Megatron-LM
Megatron-LM copied to clipboard
[QUESTION] Is FP32 supported in MultiNode Training
We plan to finetune a model in MegatronLM, the model (11B) is sharded with tp=4, pp=16. We want to finetune the model in fp32 rather than fp16 or bf16. The error is as follows:
TypeError: Can't instantiate abstract class FP32Optimizer with abstract methods sharded_state_dict
return FP32Optimizer(optimizer, config, init_state_fn,)return FP32Optimizer(optimizer, config, init_state_fn,)

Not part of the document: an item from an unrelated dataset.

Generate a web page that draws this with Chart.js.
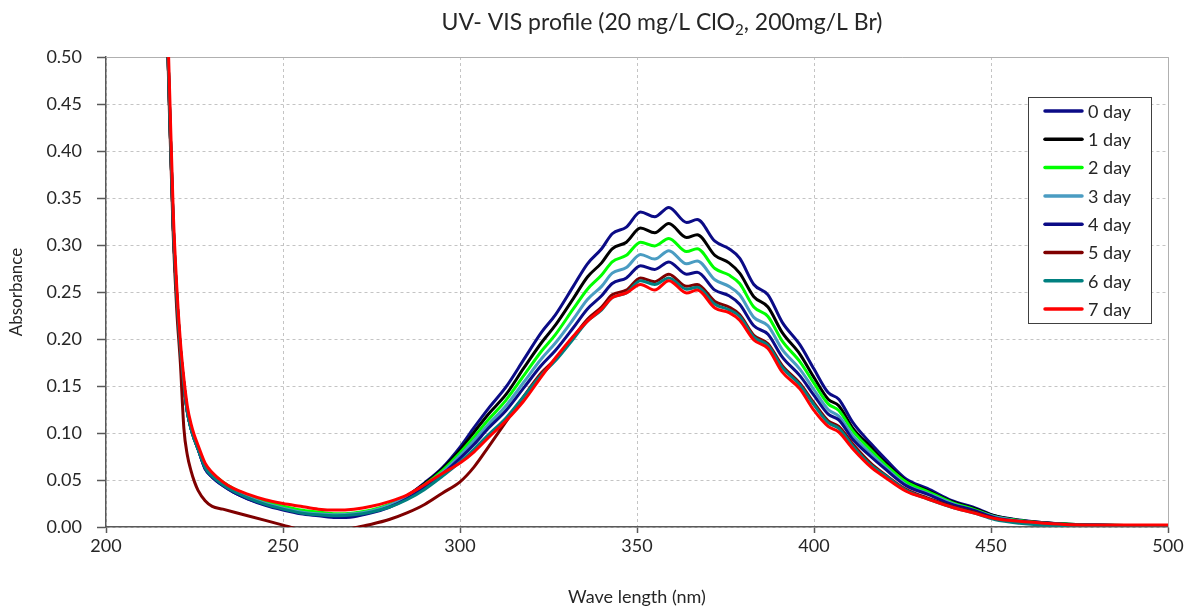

File "/work/home/sx_mitee/Megatron-LM/megatron/core/optimizer/__init__.py", line 252, in _get_megatron_optimizer_based_on_param_groups
TypeError: Can't instantiate abstract class FP32Optimizer with abstract methods sharded_state_dict
return FP32Optimizer(optimizer, config, init_state_fn,)
return FP32Optimizer(optimizer, config, init_state_fn,)

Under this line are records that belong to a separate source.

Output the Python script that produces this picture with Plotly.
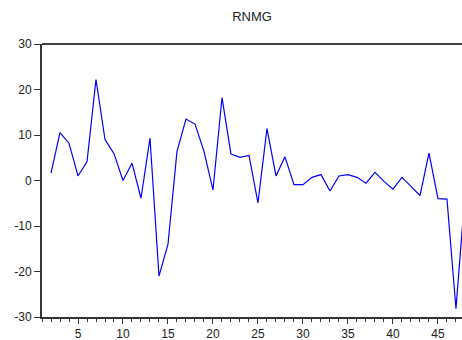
import plotly.graph_objects as go

title = "RNMG"
periods = list(range(2, 49))
rnmg = [1.6, 10.5, 8.2, 1.0, 4.1, 22.2, 9.0, 5.9, 0.0, 3.8,
        -3.9, 9.3, -21.0, -14.0, 6.4, 13.5, 12.4, 6.4, -2.1, 18.2,
        5.8, 5.1, 5.5, -4.9, 11.4, 1.0, 5.2, -0.9, -0.9, 0.7,
        1.3, -2.3, 1.0, 1.3, 0.7, -0.6, 1.8, -0.2, -1.9, 0.7,
        -1.3, -3.3, 6.0, -4.0, -4.1, -28.2, -3.0]
y_ticks = [-30, -20, -10, 0, 10, 20, 30]
y_tick_labels = ["-30", "-20", "-10", "0", "10", "20", "30"]

fig = go.Figure()
fig.add_trace(go.Scatter(x=periods, y=rnmg, mode="lines",
                         line=dict(color="#0000FF", width=1.2),
                         showlegend=False, hoverinfo="skip"))

fig.update_layout(
    width=462, height=340,
    margin=dict(l=42, r=0, t=44, b=23),
    paper_bgcolor="white", plot_bgcolor="white",
    title=dict(text=title, x=0.5, xref="paper", xanchor="center",
               y=1 - 16 / 340, yanchor="middle",
               font=dict(family="Liberation Sans, Arial", size=13, color="#222")),
    font=dict(family="Liberation Sans, Arial", size=12, color="#222"),
    xaxis=dict(range=[1, 47.67], tick0=0, dtick=5, ticks="outside", ticklen=5,
               tickwidth=1, tickcolor="#333", showgrid=False, zeroline=False,
               showline=True, linecolor="#333", linewidth=2,
               minor=dict(dtick=1, ticks="outside", ticklen=3, tickcolor="#333", showgrid=False),
               tickfont=dict(size=12, color="#222")),
    yaxis=dict(range=[-30, 30], tickvals=y_ticks, ticktext=y_tick_labels,
               ticks="outside", ticklen=6,
               tickwidth=1, tickcolor="#333", showgrid=False, zeroline=False,
               showline=True, linecolor="#333", linewidth=2,
               tickfont=dict(size=12, color="#222")),
    shapes=[dict(type="line", xref="paper", yref="paper", x0=0, x1=1, y0=1, y1=1,
                 line=dict(color="black", width=1.5))],
)

fig.write_html("out.html")
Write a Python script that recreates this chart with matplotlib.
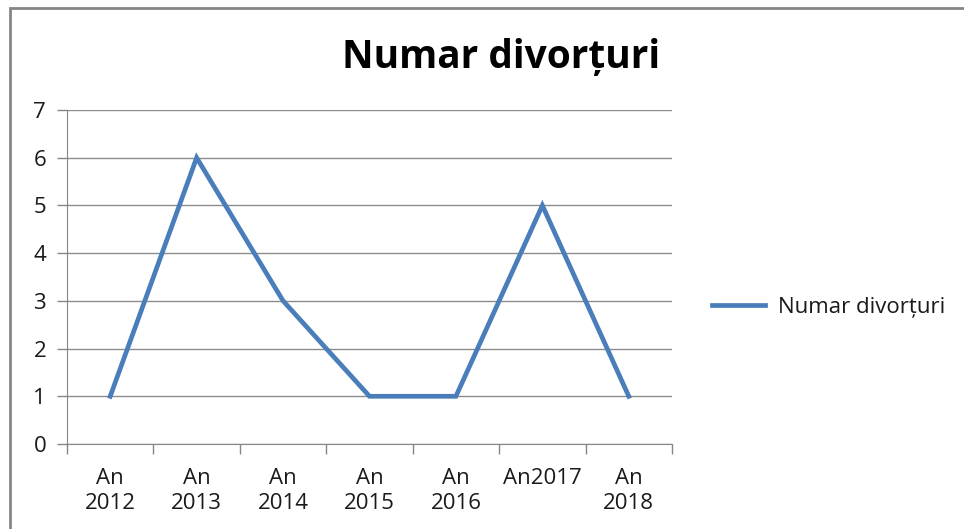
import matplotlib
matplotlib.use("Agg")
import matplotlib.pyplot as plt
from matplotlib.patches import Rectangle

# date
ani = ["An\n2012", "An\n2013", "An\n2014", "An\n2015", "An\n2016", "An2017", "An\n2018"]
divorturi = [1, 6, 3, 1, 1, 5, 1]
titlu = "Numar divorțuri"

plt.rcParams['font.family'] = ['Open Sans', 'DejaVu Sans']

W, H = 964, 529
fig = plt.figure(figsize=(W / 100, H / 100), dpi=100)

def fx(px):
    return px / W

def fy(py):
    return 1 - py / H

# rama graficului (taiata la dreapta si jos)
fig.patches.append(Rectangle((fx(10), fy(600)), fx(1100), fy(8) - fy(600),
                             transform=fig.transFigure, fill=False,
                             edgecolor="#868686", linewidth=2))

ax = fig.add_axes([fx(67), fy(444), fx(672) - fx(67), fy(110) - fy(444)])
x = list(range(len(ani)))
ax.plot(x, divorturi, color="#4A7EBB", linewidth=3.4, solid_joinstyle="miter",
        label=titlu, zorder=3)

ax.set_xlim(-0.5, len(ani) - 0.5)
ax.set_ylim(0, 7)
ax.set_yticks(range(0, 8))
ax.yaxis.grid(True, color="#8c8c8c", linewidth=1)
ax.set_axisbelow(True)

ax.set_xticks([i - 0.5 for i in range(len(ani) + 1)])
ax.set_xticklabels([])
ax.set_xticks(x, minor=True)
ax.set_xticklabels(ani, minor=True, fontsize=16, linespacing=1.3, color="#1a1a1a")
ax.tick_params(axis="x", which="minor", length=0, pad=17)
ax.tick_params(axis="x", which="major", length=7, color="#868686", width=1)
ax.tick_params(axis="y", length=7, color="#868686", width=1, labelsize=16, pad=8,
               labelcolor="#1a1a1a")

for s in ["top", "right"]:
    ax.spines[s].set_visible(False)
ax.spines["left"].set_color("#868686")
ax.spines["bottom"].set_color("#868686")

fig.text(fx(501), fy(57), titlu, fontsize=28, fontweight="bold", ha="center", va="center")

fig.legend(loc="center left", bbox_to_anchor=(fx(692), fy(307)), frameon=False,
           fontsize=16, handlelength=2.4, handletextpad=0.55, labelcolor="#1a1a1a")

fig.savefig("out.png", dpi=100)
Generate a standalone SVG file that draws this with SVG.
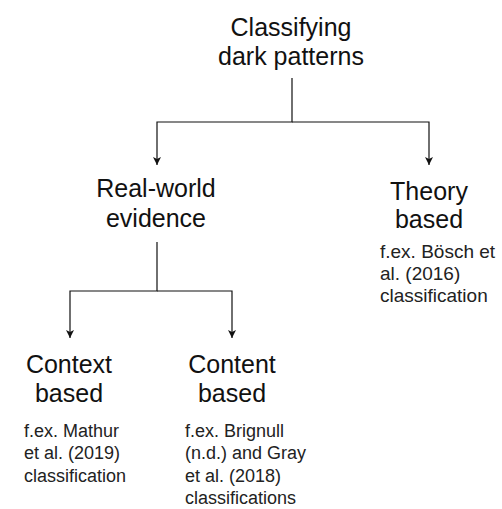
<svg xmlns="http://www.w3.org/2000/svg" width="502" height="509" viewBox="0 0 502 509">
<style>
.t{font-family:"Liberation Sans",Arial,Helvetica,sans-serif;font-size:25px;fill:#111;text-anchor:middle}
.s{font-family:"Liberation Sans",Arial,Helvetica,sans-serif;font-size:18px;fill:#222}
.s19{font-size:19px}
.c{fill:none;stroke:#111;stroke-width:1.2}
</style>
<defs>
<marker id="ah" viewBox="0 0 10 10" refX="10" refY="5" markerWidth="8" markerHeight="8" markerUnits="userSpaceOnUse" orient="auto">
<path d="M0,0 L10,5 L0,10 L2.5,5 z" fill="#111"/>
</marker>
</defs>
<rect width="502" height="509" fill="#fff"/>
<g id="connectors">
<path class="c" d="M292,78 V122 H157 V165" marker-end="url(#ah)"/>
<path class="c" d="M292,122 H429 V165" marker-end="url(#ah)"/>
<path class="c" d="M157,242 V291 H70 V338" marker-end="url(#ah)"/>
<path class="c" d="M157,291 H232 V338" marker-end="url(#ah)"/>
</g>
<g id="root"><text class="t" x="291" y="36">Classifying</text><text class="t" x="291" y="65">dark patterns</text></g>
<g id="realworld"><text class="t" x="156" y="197">Real-world</text><text class="t" x="156" y="227">evidence</text></g>
<g id="theory"><text class="t" x="429" y="200">Theory</text><text class="t" x="429" y="228">based</text></g>
<g id="theory-note"><text class="s s19" x="380" y="258">f.ex. Bösch et</text><text class="s s19" x="380" y="280">al. (2016)</text><text class="s s19" x="380" y="302">classification</text></g>
<g id="context"><text class="t" x="69" y="373">Context</text><text class="t" x="69" y="402">based</text></g>
<g id="context-note"><text class="s" x="24" y="437">f.ex. Mathur</text><text class="s" x="24" y="459">et al. (2019)</text><text class="s" x="24" y="482">classification</text></g>
<g id="content"><text class="t" x="232" y="373">Content</text><text class="t" x="232" y="402">based</text></g>
<g id="content-note"><text class="s" x="185" y="437">f.ex. Brignull</text><text class="s" x="185" y="459">(n.d.) and Gray</text><text class="s" x="185" y="482">et al. (2018)</text><text class="s" x="185" y="504">classifications</text></g>
</svg>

_get_megatron_optimizer_based_on_param_groups(
Stay tuned, we have a bugfix in the works.
I try to use the flag --use-distributed-optimzier, and it does not report the error. So is --use-distributed-optimzier a must for multinode training in fp32?
Should work now: https://github.com/NVIDIA/Megatron-LM/commit/020b51796e1302bc91a30154b665a4d0afc59dd6.
Going to close this, please re-open if you are still seeing issues.